Le concept de devoir de vigilance, développé initialement dans le domaine des droits humains et de l’environnement, pourrait offrir un cadre pertinent pour appréhender cette responsabilité en cascade. La loi française sur le devoir de vigilance de 2017 impose aux grandes entreprises d’identifier et de prévenir les risques d’atteintes graves dans leur chaîne d’approvisionnement. Une extension de ce principe à la problématique de la durabilité des produits permettrait de responsabiliser l’ensemble des acteurs de la chaîne de valeur.

Les obligations d’information sur la durabilité des produits constituent un autre levier d’action prometteur. L’affichage environnemental, dont l’expérimentation a été lancée en France suite à la loi AGEC, vise à informer le consommateur de l’impact environnemental global des produits, incluant leur durabilité. Ce type de dispositif, en créant une transparence sur le marché, peut inciter les fabricants à améliorer les performances de leurs produits en termes de durée de vie.
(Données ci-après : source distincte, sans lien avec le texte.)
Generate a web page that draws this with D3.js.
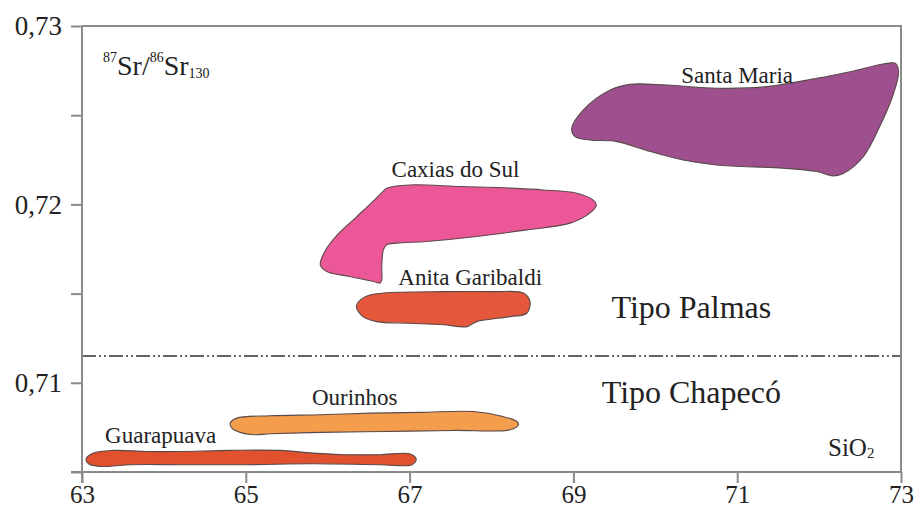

La responsabilité des plateformes en ligne et des places de marché électroniques mérite une attention particulière. Ces acteurs jouent un rôle croissant dans la distribution de produits, mais leur responsabilité juridique concernant la conformité des produits vendus reste souvent floue. Le Digital Services Act européen, adopté en 2022, renforce les obligations de ces plateformes, notamment concernant la traçabilité des vendeurs tiers, ce qui pourrait contribuer à lutter contre la mise sur le marché de produits non conformes aux exigences de durabilité.

Face à ces défis complexes et mouvants, le cadre juridique de la lutte contre l’obsolescence programmée devra faire preuve d’adaptabilité et d’innovation. L’approche collaborative, impliquant législateurs, régulateurs, entreprises et société civile, semble la plus à même de développer des solutions juridiques pertinentes et efficaces pour promouvoir une économie véritablement circulaire et durable.